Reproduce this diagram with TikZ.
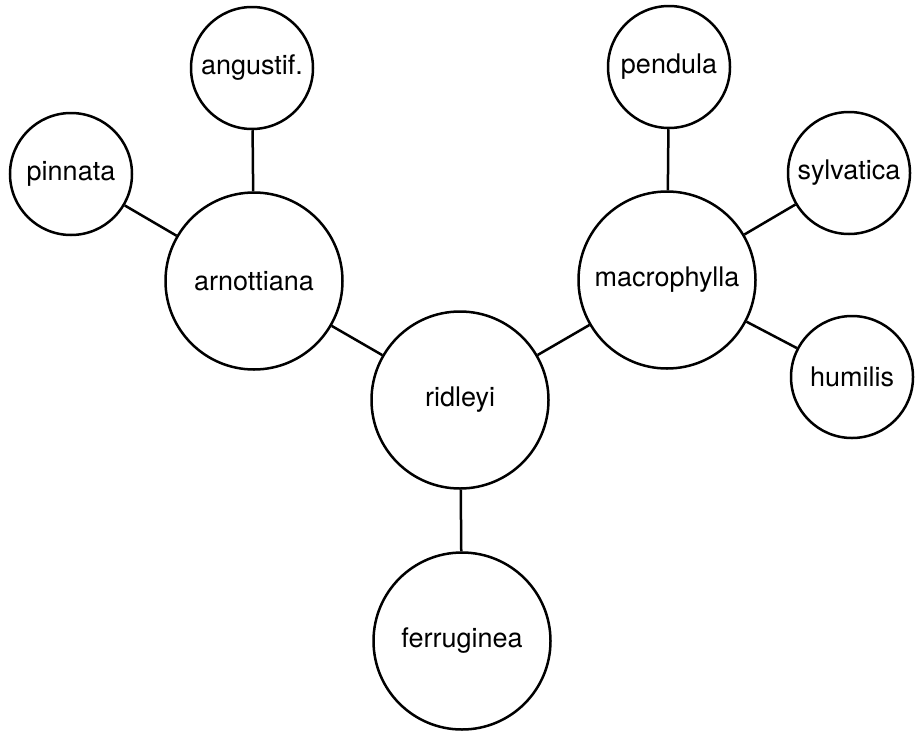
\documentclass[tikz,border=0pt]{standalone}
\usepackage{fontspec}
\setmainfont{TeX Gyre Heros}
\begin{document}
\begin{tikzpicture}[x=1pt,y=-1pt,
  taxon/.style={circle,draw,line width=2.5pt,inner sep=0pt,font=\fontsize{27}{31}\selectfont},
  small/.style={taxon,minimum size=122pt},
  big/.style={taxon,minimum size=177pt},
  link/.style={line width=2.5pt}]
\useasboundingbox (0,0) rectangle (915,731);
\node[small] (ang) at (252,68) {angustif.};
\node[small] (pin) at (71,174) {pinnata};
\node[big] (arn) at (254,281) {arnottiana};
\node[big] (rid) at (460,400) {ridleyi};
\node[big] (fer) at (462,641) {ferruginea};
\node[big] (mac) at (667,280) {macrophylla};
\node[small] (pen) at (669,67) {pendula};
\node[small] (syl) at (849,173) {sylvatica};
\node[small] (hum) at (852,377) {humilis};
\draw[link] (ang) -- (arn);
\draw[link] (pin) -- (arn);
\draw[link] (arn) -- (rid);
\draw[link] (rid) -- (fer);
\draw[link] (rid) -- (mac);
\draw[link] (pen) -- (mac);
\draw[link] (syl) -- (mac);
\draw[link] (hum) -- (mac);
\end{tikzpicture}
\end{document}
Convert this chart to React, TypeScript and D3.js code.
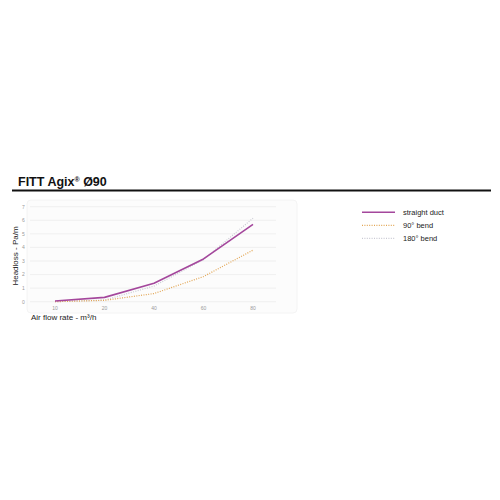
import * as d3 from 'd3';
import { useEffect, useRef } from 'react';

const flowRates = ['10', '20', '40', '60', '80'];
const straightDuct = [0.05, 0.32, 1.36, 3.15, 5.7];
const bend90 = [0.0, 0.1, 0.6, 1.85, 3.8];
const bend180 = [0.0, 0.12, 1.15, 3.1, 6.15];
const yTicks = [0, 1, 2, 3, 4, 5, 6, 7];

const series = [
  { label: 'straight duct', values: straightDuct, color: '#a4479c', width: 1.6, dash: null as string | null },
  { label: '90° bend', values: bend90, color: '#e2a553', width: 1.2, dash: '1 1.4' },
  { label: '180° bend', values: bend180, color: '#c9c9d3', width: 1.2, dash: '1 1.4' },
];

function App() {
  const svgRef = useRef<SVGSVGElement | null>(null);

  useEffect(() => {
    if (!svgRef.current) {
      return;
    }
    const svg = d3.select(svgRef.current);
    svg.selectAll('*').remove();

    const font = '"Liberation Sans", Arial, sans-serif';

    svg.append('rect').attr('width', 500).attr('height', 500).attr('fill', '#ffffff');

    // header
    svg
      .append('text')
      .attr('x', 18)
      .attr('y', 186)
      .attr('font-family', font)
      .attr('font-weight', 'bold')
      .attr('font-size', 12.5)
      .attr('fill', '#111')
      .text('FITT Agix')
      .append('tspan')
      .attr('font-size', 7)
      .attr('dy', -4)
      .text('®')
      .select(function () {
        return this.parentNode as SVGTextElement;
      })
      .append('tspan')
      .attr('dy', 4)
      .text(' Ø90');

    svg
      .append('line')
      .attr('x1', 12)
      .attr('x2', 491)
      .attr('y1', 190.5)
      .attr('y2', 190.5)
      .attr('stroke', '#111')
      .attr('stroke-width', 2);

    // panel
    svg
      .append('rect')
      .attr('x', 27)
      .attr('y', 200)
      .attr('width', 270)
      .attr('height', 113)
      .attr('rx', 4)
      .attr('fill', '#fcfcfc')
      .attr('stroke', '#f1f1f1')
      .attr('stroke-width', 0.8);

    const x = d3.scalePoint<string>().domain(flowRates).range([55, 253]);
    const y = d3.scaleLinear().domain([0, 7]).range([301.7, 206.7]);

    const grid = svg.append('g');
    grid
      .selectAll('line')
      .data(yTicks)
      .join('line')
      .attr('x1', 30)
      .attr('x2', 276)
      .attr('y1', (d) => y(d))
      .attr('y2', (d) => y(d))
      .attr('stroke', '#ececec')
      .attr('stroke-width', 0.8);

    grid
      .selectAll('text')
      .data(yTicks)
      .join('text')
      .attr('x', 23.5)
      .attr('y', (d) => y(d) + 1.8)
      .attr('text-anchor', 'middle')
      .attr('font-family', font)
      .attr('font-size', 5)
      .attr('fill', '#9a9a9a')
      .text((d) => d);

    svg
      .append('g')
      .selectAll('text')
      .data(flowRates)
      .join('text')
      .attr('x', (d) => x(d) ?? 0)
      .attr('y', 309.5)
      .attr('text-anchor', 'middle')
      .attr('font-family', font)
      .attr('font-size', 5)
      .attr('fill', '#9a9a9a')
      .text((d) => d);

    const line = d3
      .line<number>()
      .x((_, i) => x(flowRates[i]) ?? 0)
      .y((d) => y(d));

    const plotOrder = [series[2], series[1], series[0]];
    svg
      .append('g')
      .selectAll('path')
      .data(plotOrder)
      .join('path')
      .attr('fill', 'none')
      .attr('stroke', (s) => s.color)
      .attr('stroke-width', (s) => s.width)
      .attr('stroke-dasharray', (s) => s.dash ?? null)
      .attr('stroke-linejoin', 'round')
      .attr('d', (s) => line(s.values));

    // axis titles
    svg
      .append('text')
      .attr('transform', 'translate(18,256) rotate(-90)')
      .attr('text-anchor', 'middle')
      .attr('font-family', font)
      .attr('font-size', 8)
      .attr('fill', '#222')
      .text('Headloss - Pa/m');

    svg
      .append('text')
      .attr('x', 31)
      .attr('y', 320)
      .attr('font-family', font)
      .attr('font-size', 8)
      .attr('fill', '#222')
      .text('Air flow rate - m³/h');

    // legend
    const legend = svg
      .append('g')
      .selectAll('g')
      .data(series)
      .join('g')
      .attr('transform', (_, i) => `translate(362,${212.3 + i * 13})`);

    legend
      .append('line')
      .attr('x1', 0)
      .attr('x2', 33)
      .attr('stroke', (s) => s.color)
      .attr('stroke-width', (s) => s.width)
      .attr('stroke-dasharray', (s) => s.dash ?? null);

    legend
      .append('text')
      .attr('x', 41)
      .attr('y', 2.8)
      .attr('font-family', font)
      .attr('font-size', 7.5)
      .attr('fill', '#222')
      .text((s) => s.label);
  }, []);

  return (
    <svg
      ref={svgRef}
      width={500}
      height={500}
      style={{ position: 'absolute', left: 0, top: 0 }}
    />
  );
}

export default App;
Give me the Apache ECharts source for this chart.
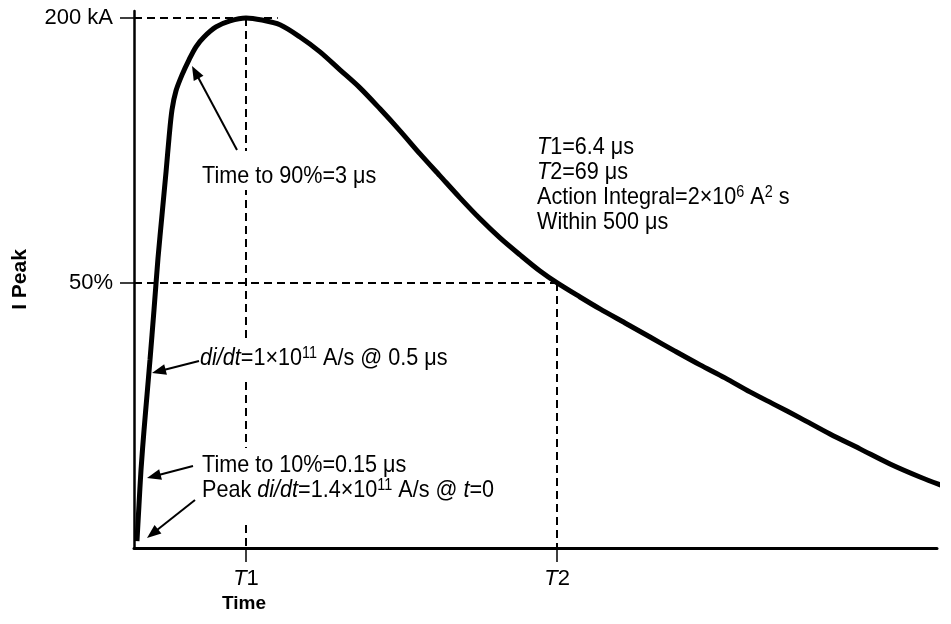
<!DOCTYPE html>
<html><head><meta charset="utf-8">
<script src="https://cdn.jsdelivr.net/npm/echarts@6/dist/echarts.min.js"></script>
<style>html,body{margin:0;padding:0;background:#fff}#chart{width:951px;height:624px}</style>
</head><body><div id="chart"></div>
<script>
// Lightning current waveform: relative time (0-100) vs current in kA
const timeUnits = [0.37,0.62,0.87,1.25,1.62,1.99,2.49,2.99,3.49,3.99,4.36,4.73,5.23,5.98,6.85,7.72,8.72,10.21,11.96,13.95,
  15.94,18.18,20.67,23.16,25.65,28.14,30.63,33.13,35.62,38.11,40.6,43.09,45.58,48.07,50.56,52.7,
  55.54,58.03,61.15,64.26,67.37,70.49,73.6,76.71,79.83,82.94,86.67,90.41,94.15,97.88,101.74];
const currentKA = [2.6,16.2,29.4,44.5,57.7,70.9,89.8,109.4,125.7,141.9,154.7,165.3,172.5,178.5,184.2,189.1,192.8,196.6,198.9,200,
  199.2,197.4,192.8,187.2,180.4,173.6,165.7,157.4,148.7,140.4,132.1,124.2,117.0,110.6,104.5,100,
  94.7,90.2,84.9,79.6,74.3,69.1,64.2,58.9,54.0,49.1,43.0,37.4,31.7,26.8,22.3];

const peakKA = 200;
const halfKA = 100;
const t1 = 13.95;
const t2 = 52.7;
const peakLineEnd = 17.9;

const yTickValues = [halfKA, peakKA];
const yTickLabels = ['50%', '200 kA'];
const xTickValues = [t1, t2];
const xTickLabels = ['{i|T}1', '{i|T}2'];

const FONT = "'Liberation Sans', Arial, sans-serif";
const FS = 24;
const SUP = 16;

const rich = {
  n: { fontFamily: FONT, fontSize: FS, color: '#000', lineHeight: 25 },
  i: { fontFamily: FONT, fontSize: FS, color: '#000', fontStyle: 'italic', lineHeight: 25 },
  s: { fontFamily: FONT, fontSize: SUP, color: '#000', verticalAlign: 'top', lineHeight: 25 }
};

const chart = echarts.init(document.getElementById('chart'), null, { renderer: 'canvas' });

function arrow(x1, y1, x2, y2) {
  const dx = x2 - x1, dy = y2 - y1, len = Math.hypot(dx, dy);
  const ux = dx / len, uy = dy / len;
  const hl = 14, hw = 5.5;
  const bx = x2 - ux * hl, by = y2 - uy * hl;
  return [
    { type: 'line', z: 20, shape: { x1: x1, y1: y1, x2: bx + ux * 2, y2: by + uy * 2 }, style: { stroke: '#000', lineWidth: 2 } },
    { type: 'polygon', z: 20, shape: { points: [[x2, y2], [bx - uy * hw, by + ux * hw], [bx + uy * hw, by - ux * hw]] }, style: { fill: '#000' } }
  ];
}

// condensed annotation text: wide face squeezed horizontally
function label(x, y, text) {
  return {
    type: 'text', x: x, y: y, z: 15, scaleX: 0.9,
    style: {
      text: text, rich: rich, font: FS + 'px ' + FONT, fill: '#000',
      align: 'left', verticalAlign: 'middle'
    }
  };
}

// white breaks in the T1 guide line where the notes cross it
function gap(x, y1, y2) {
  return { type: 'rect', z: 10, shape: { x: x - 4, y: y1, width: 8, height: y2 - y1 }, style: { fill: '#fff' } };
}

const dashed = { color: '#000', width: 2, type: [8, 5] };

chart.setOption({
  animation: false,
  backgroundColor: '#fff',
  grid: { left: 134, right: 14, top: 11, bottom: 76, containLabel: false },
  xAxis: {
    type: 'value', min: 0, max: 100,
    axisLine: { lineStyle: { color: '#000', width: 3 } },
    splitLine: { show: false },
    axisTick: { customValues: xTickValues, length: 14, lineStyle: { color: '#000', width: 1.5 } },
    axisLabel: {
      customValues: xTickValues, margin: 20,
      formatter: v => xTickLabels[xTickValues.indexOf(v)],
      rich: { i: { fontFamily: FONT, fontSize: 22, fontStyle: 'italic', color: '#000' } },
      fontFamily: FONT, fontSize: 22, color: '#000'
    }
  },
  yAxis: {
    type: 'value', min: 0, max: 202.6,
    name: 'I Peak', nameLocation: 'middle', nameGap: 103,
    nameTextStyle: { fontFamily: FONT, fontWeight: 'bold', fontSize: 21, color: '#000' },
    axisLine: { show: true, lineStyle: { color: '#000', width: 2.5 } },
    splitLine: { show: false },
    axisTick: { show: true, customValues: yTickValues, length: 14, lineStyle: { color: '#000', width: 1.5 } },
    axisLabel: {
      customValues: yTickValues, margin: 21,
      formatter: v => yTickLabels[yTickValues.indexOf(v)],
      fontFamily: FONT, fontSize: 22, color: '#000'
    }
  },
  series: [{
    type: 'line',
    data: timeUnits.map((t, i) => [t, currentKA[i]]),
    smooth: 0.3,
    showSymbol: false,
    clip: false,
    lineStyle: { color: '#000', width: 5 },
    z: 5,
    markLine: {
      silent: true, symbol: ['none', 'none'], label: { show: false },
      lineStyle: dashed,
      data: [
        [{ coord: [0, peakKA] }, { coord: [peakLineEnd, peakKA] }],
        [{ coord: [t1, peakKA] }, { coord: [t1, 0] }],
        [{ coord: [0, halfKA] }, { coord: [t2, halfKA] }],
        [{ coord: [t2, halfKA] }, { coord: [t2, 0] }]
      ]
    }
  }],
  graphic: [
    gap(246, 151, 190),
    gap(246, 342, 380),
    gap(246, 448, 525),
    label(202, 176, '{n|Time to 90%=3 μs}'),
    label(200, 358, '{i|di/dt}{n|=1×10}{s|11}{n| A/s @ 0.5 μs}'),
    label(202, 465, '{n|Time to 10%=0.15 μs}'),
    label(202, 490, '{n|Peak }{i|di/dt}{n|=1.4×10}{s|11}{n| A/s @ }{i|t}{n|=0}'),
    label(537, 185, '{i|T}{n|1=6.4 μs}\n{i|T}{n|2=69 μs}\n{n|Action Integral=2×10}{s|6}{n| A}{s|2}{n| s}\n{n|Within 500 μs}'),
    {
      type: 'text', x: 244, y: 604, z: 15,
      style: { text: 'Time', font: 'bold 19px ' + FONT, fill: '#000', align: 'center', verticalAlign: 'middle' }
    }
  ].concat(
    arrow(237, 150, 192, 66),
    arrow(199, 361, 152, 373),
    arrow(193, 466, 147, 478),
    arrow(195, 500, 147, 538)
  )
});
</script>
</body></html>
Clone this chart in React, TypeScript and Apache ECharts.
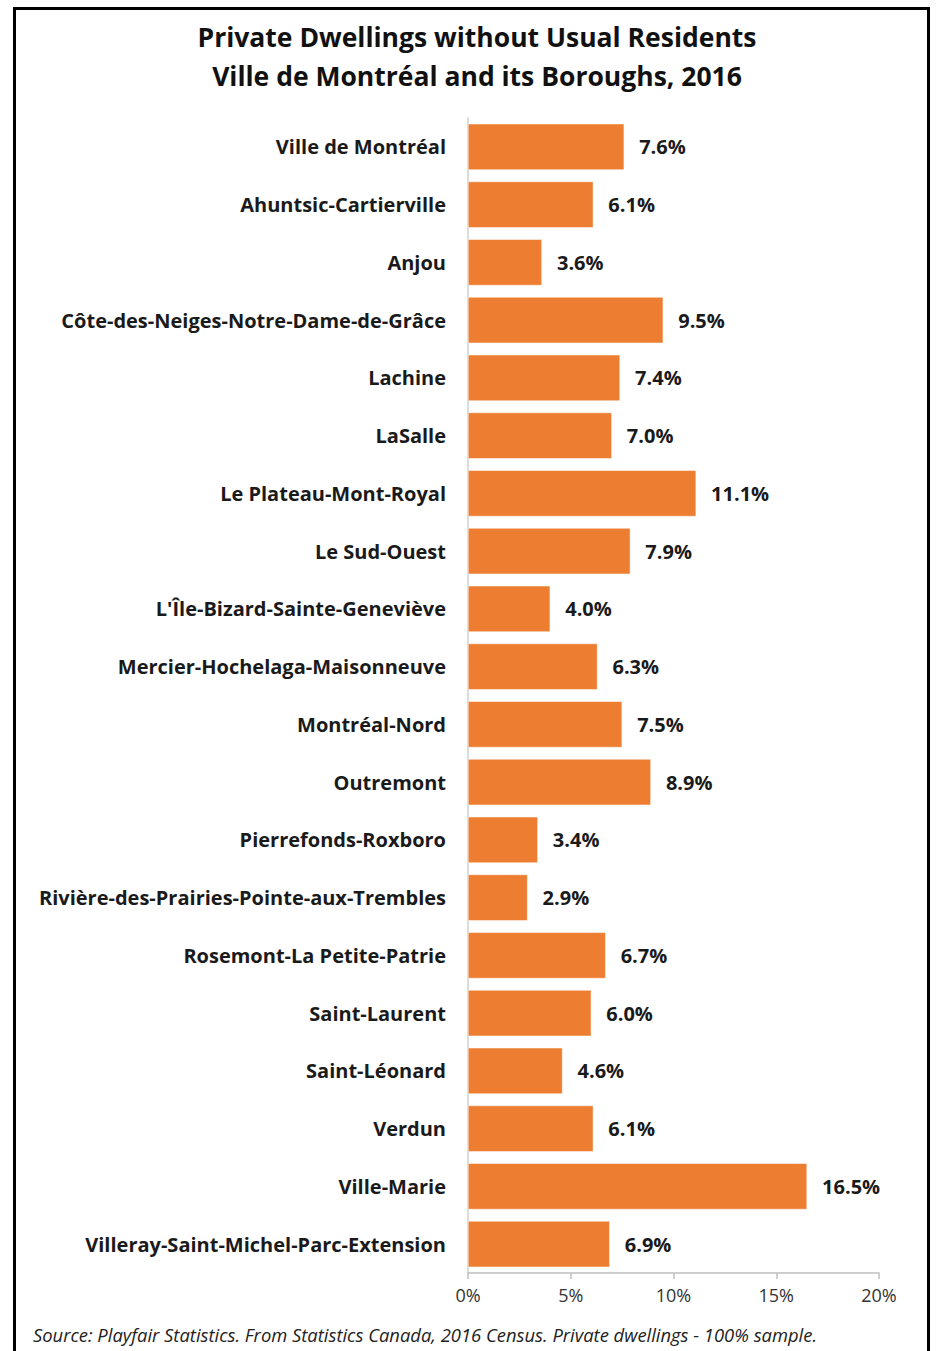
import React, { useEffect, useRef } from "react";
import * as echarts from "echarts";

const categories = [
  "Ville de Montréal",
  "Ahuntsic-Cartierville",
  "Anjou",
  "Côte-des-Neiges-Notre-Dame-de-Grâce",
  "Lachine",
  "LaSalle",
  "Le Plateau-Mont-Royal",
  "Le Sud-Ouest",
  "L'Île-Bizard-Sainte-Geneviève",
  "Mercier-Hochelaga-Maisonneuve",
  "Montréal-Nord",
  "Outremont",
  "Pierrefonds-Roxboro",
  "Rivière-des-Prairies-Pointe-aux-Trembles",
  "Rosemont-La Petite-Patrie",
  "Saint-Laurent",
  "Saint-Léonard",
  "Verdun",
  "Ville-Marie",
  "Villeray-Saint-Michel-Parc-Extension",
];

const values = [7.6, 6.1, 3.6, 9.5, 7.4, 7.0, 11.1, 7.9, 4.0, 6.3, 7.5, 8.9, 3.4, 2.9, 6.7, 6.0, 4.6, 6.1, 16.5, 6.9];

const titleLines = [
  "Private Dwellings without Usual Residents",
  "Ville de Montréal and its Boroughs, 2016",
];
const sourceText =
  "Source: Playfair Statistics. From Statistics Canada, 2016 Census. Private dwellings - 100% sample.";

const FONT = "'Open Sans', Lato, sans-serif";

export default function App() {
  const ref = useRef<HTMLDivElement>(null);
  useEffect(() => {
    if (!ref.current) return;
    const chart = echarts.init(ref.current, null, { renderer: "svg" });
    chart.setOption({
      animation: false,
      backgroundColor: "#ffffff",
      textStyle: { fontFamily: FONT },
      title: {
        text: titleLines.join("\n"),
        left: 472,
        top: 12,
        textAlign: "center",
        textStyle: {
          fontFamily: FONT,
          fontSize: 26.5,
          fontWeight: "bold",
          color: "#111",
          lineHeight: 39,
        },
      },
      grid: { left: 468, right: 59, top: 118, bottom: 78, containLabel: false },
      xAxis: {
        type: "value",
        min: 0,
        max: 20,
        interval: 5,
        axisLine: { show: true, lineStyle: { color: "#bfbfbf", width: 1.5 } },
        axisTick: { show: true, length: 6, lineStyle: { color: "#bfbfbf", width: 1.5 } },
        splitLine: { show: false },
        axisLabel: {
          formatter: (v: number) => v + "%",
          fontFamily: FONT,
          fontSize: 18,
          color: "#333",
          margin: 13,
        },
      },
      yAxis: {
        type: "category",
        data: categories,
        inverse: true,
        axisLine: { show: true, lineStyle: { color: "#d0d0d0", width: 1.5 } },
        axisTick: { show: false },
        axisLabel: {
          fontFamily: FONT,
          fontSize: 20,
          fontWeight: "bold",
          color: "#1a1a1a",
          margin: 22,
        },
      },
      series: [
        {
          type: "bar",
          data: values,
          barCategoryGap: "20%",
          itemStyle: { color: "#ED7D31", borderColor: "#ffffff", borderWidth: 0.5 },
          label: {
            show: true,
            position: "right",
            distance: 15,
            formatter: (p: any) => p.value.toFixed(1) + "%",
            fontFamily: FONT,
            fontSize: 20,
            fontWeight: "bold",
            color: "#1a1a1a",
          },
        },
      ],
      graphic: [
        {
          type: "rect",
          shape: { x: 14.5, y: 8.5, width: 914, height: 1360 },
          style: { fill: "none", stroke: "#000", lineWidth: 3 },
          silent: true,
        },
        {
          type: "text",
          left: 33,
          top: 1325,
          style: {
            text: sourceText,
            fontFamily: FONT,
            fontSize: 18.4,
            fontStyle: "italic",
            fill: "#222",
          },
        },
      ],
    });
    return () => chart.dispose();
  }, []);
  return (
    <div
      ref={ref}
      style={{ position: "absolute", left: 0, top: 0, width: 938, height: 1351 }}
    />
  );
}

----

• **PROBLEM**
Beginning at the line above that contains "Clone this chart", repeat each line exactly through the one that contains "import * as echarts", and leave out the pictures.

• **RESULT**
Clone this chart in React, TypeScript and Apache ECharts.
import React, { useEffect, useRef } from "react";
import * as echarts from "echarts";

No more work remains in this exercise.